→ **Data lines**:
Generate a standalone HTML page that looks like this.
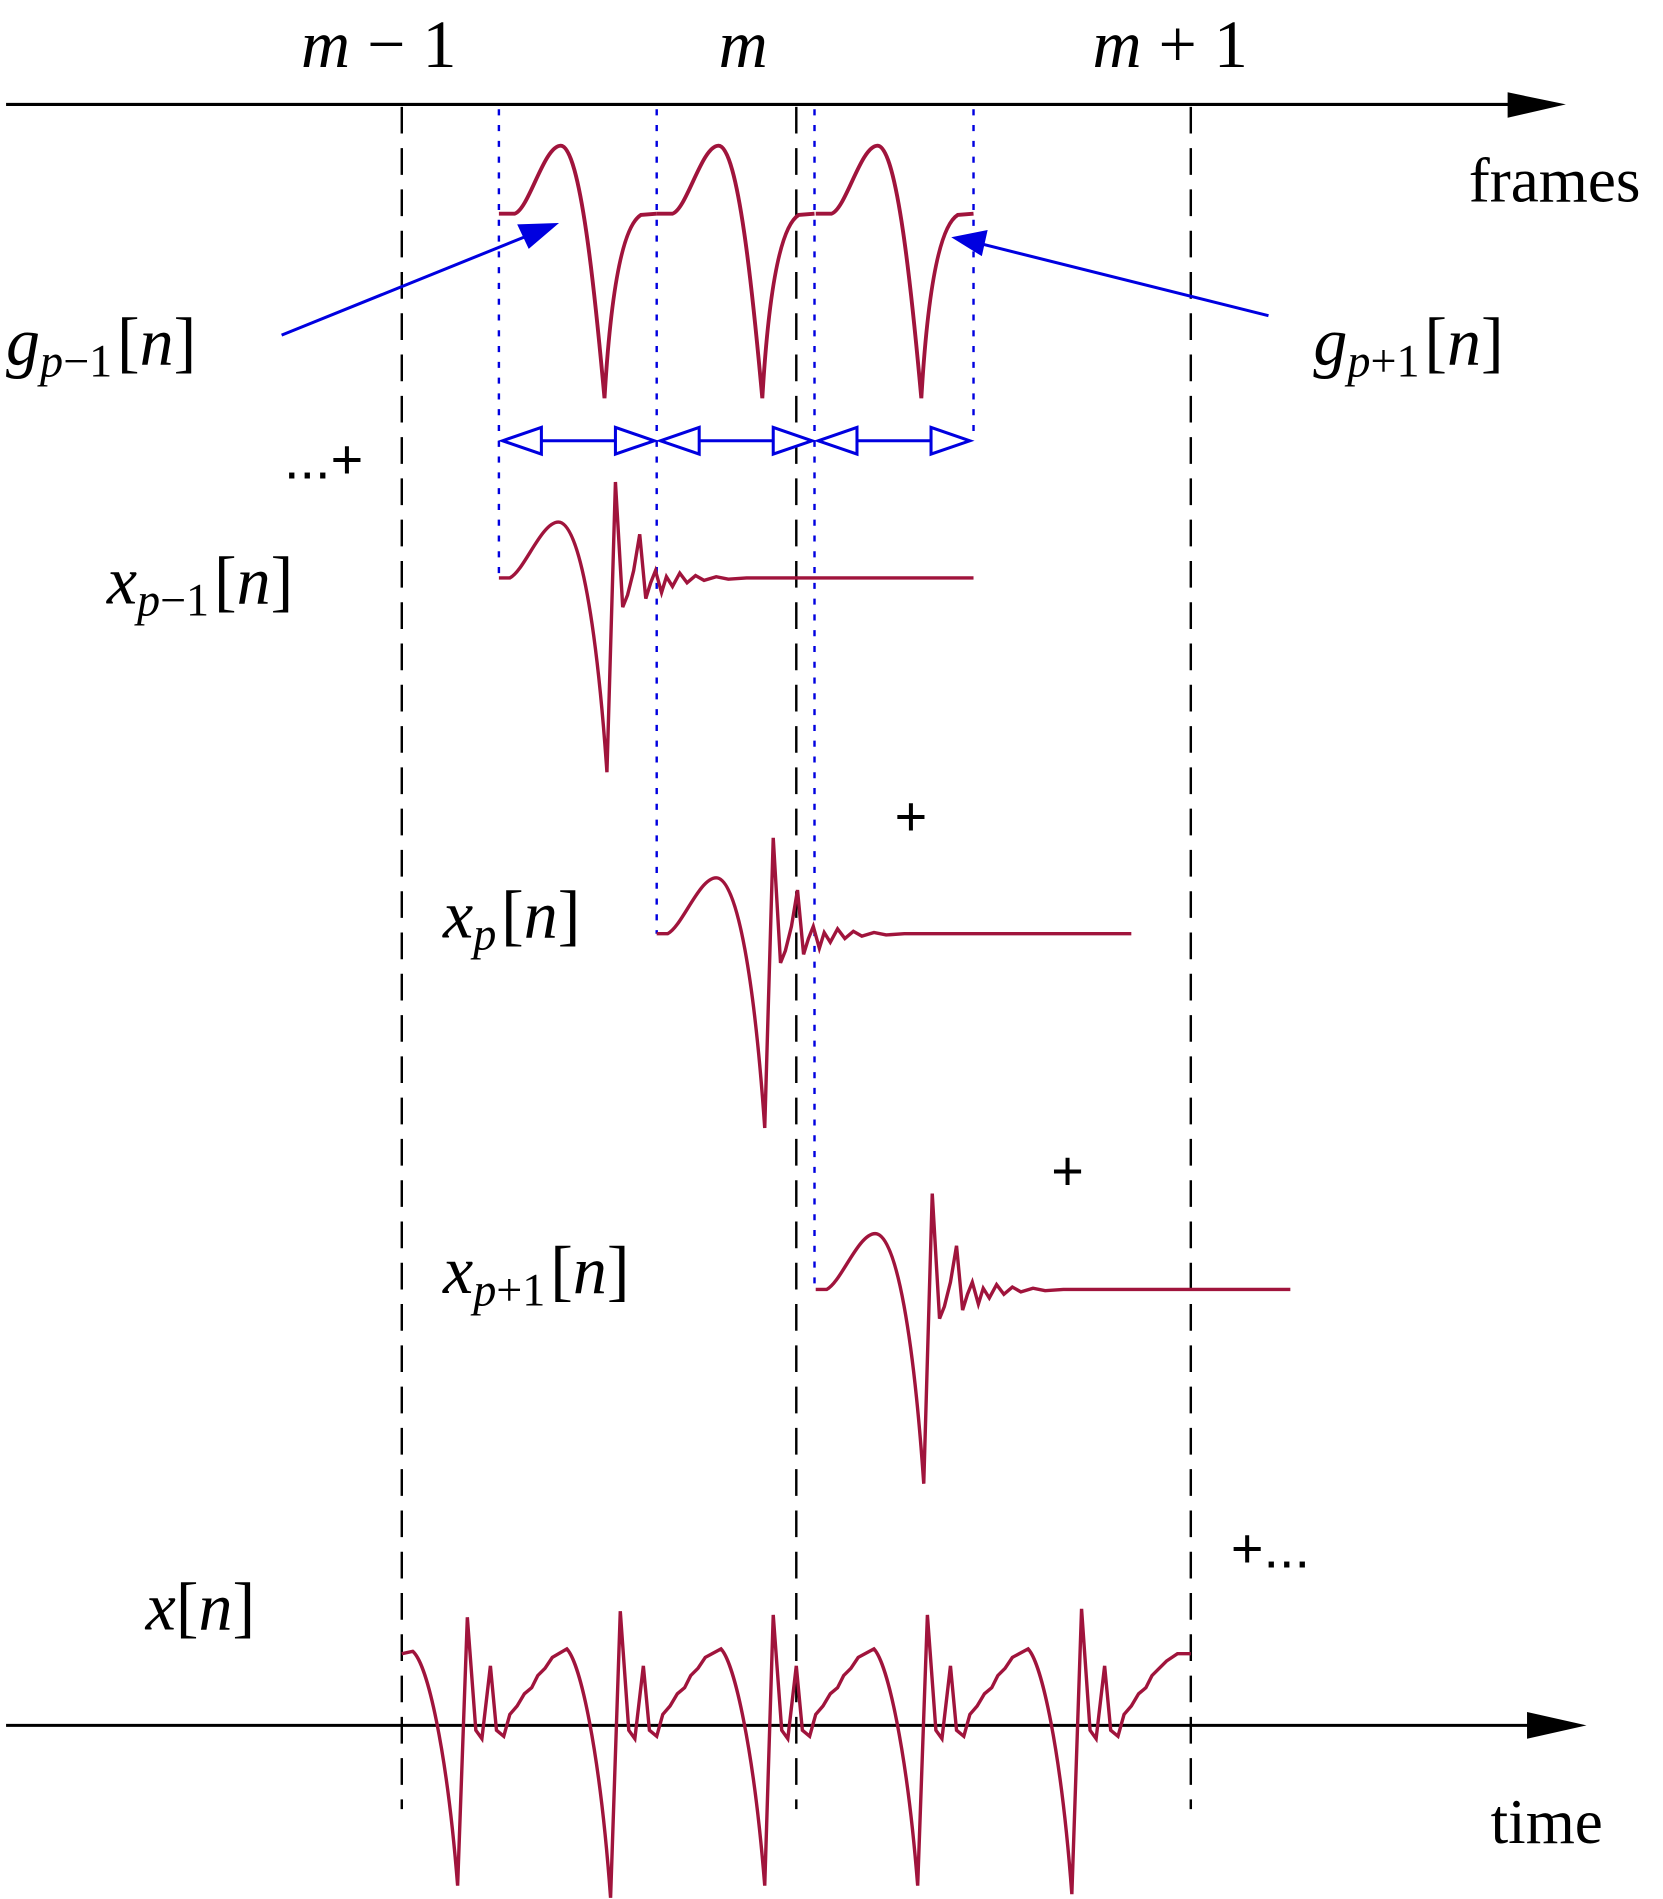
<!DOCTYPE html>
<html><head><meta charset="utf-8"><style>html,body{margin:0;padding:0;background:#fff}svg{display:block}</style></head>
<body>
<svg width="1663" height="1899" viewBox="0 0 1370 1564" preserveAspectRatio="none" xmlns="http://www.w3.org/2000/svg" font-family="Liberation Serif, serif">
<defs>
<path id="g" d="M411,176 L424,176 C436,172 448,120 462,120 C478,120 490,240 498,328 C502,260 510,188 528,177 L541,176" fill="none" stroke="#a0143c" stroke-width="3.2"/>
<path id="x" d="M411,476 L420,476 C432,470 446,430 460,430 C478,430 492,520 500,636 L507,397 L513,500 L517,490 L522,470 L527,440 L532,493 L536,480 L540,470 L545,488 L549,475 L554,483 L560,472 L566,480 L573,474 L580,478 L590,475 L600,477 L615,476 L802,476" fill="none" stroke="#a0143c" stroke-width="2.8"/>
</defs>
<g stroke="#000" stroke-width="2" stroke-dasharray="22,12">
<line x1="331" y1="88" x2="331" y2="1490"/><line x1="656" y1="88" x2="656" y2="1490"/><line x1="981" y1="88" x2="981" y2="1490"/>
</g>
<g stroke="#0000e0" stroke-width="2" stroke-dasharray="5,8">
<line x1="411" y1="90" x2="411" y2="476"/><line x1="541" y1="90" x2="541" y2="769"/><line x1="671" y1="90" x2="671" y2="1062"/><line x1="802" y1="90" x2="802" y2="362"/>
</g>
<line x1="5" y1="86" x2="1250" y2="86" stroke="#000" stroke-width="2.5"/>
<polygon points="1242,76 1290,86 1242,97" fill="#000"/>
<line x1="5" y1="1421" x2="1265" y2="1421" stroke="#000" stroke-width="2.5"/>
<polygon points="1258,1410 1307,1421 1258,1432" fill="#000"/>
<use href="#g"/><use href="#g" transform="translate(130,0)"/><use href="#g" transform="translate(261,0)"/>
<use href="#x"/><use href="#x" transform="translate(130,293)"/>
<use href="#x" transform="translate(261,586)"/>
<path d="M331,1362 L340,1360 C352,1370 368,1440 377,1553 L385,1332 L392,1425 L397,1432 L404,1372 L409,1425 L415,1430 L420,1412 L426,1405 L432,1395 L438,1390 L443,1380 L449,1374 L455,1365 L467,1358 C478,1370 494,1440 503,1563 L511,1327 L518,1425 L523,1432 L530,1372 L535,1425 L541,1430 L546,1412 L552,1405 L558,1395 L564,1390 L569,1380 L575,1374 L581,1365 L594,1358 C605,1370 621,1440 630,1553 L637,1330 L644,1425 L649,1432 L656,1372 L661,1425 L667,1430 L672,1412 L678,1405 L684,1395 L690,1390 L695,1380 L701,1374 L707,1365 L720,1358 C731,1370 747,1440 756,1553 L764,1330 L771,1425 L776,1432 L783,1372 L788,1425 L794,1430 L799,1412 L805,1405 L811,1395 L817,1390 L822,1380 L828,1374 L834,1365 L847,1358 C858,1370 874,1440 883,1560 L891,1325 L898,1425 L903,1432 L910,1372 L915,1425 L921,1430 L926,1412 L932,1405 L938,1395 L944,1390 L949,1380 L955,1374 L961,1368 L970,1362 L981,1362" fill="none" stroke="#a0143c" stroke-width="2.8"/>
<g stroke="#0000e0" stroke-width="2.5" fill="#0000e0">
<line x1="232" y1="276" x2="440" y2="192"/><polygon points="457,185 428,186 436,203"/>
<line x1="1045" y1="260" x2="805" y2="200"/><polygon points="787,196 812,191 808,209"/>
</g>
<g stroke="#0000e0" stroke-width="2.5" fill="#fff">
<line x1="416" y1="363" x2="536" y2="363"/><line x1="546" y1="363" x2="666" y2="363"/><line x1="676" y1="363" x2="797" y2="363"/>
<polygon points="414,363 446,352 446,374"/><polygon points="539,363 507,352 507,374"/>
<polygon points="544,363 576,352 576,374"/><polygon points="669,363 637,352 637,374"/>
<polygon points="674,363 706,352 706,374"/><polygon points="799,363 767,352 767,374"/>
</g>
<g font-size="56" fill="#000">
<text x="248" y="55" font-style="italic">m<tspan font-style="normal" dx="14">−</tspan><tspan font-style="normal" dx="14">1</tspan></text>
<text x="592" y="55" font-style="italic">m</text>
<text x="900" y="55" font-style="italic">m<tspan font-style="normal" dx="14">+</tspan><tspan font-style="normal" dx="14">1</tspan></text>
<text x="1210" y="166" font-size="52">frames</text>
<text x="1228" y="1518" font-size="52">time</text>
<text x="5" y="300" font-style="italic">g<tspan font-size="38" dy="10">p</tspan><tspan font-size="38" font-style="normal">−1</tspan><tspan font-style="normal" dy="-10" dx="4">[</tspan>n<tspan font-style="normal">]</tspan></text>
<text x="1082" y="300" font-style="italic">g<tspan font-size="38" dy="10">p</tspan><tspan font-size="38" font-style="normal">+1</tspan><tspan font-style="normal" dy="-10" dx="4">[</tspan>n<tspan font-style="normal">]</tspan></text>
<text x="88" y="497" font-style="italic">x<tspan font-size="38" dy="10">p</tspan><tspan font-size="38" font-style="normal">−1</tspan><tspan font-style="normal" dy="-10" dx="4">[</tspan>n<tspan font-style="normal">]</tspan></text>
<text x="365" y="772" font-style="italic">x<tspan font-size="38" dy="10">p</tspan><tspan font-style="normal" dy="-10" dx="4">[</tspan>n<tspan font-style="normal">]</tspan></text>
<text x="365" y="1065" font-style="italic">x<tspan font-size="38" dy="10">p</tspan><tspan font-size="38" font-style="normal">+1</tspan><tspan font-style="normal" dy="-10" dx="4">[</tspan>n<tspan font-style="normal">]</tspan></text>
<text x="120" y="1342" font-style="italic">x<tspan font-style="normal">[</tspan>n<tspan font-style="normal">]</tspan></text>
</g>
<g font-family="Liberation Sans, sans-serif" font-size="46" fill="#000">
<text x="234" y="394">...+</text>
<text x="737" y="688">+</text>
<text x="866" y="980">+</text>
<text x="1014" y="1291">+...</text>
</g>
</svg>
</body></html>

→ **Goal of the exercise**: Set down the complete material exactly, but do not include the images.

→ **Output for this exercise**:
Generate a standalone HTML page that looks like this.
<!DOCTYPE html>
<html><head><meta charset="utf-8"><style>html,body{margin:0;padding:0;background:#fff}svg{display:block}</style></head>
<body>
<svg width="1663" height="1899" viewBox="0 0 1370 1564" preserveAspectRatio="none" xmlns="http://www.w3.org/2000/svg" font-family="Liberation Serif, serif">
<defs>
<path id="g" d="M411,176 L424,176 C436,172 448,120 462,120 C478,120 490,240 498,328 C502,260 510,188 528,177 L541,176" fill="none" stroke="#a0143c" stroke-width="3.2"/>
<path id="x" d="M411,476 L420,476 C432,470 446,430 460,430 C478,430 492,520 500,636 L507,397 L513,500 L517,490 L522,470 L527,440 L532,493 L536,480 L540,470 L545,488 L549,475 L554,483 L560,472 L566,480 L573,474 L580,478 L590,475 L600,477 L615,476 L802,476" fill="none" stroke="#a0143c" stroke-width="2.8"/>
</defs>
<g stroke="#000" stroke-width="2" stroke-dasharray="22,12">
<line x1="331" y1="88" x2="331" y2="1490"/><line x1="656" y1="88" x2="656" y2="1490"/><line x1="981" y1="88" x2="981" y2="1490"/>
</g>
<g stroke="#0000e0" stroke-width="2" stroke-dasharray="5,8">
<line x1="411" y1="90" x2="411" y2="476"/><line x1="541" y1="90" x2="541" y2="769"/><line x1="671" y1="90" x2="671" y2="1062"/><line x1="802" y1="90" x2="802" y2="362"/>
</g>
<line x1="5" y1="86" x2="1250" y2="86" stroke="#000" stroke-width="2.5"/>
<polygon points="1242,76 1290,86 1242,97" fill="#000"/>
<line x1="5" y1="1421" x2="1265" y2="1421" stroke="#000" stroke-width="2.5"/>
<polygon points="1258,1410 1307,1421 1258,1432" fill="#000"/>
<use href="#g"/><use href="#g" transform="translate(130,0)"/><use href="#g" transform="translate(261,0)"/>
<use href="#x"/><use href="#x" transform="translate(130,293)"/>
<use href="#x" transform="translate(261,586)"/>
<path d="M331,1362 L340,1360 C352,1370 368,1440 377,1553 L385,1332 L392,1425 L397,1432 L404,1372 L409,1425 L415,1430 L420,1412 L426,1405 L432,1395 L438,1390 L443,1380 L449,1374 L455,1365 L467,1358 C478,1370 494,1440 503,1563 L511,1327 L518,1425 L523,1432 L530,1372 L535,1425 L541,1430 L546,1412 L552,1405 L558,1395 L564,1390 L569,1380 L575,1374 L581,1365 L594,1358 C605,1370 621,1440 630,1553 L637,1330 L644,1425 L649,1432 L656,1372 L661,1425 L667,1430 L672,1412 L678,1405 L684,1395 L690,1390 L695,1380 L701,1374 L707,1365 L720,1358 C731,1370 747,1440 756,1553 L764,1330 L771,1425 L776,1432 L783,1372 L788,1425 L794,1430 L799,1412 L805,1405 L811,1395 L817,1390 L822,1380 L828,1374 L834,1365 L847,1358 C858,1370 874,1440 883,1560 L891,1325 L898,1425 L903,1432 L910,1372 L915,1425 L921,1430 L926,1412 L932,1405 L938,1395 L944,1390 L949,1380 L955,1374 L961,1368 L970,1362 L981,1362" fill="none" stroke="#a0143c" stroke-width="2.8"/>
<g stroke="#0000e0" stroke-width="2.5" fill="#0000e0">
<line x1="232" y1="276" x2="440" y2="192"/><polygon points="457,185 428,186 436,203"/>
<line x1="1045" y1="260" x2="805" y2="200"/><polygon points="787,196 812,191 808,209"/>
</g>
<g stroke="#0000e0" stroke-width="2.5" fill="#fff">
<line x1="416" y1="363" x2="536" y2="363"/><line x1="546" y1="363" x2="666" y2="363"/><line x1="676" y1="363" x2="797" y2="363"/>
<polygon points="414,363 446,352 446,374"/><polygon points="539,363 507,352 507,374"/>
<polygon points="544,363 576,352 576,374"/><polygon points="669,363 637,352 637,374"/>
<polygon points="674,363 706,352 706,374"/><polygon points="799,363 767,352 767,374"/>
</g>
<g font-size="56" fill="#000">
<text x="248" y="55" font-style="italic">m<tspan font-style="normal" dx="14">−</tspan><tspan font-style="normal" dx="14">1</tspan></text>
<text x="592" y="55" font-style="italic">m</text>
<text x="900" y="55" font-style="italic">m<tspan font-style="normal" dx="14">+</tspan><tspan font-style="normal" dx="14">1</tspan></text>
<text x="1210" y="166" font-size="52">frames</text>
<text x="1228" y="1518" font-size="52">time</text>
<text x="5" y="300" font-style="italic">g<tspan font-size="38" dy="10">p</tspan><tspan font-size="38" font-style="normal">−1</tspan><tspan font-style="normal" dy="-10" dx="4">[</tspan>n<tspan font-style="normal">]</tspan></text>
<text x="1082" y="300" font-style="italic">g<tspan font-size="38" dy="10">p</tspan><tspan font-size="38" font-style="normal">+1</tspan><tspan font-style="normal" dy="-10" dx="4">[</tspan>n<tspan font-style="normal">]</tspan></text>
<text x="88" y="497" font-style="italic">x<tspan font-size="38" dy="10">p</tspan><tspan font-size="38" font-style="normal">−1</tspan><tspan font-style="normal" dy="-10" dx="4">[</tspan>n<tspan font-style="normal">]</tspan></text>
<text x="365" y="772" font-style="italic">x<tspan font-size="38" dy="10">p</tspan><tspan font-style="normal" dy="-10" dx="4">[</tspan>n<tspan font-style="normal">]</tspan></text>
<text x="365" y="1065" font-style="italic">x<tspan font-size="38" dy="10">p</tspan><tspan font-size="38" font-style="normal">+1</tspan><tspan font-style="normal" dy="-10" dx="4">[</tspan>n<tspan font-style="normal">]</tspan></text>
<text x="120" y="1342" font-style="italic">x<tspan font-style="normal">[</tspan>n<tspan font-style="normal">]</tspan></text>
</g>
<g font-family="Liberation Sans, sans-serif" font-size="46" fill="#000">
<text x="234" y="394">...+</text>
<text x="737" y="688">+</text>
<text x="866" y="980">+</text>
<text x="1014" y="1291">+...</text>
</g>
</svg>
</body></html>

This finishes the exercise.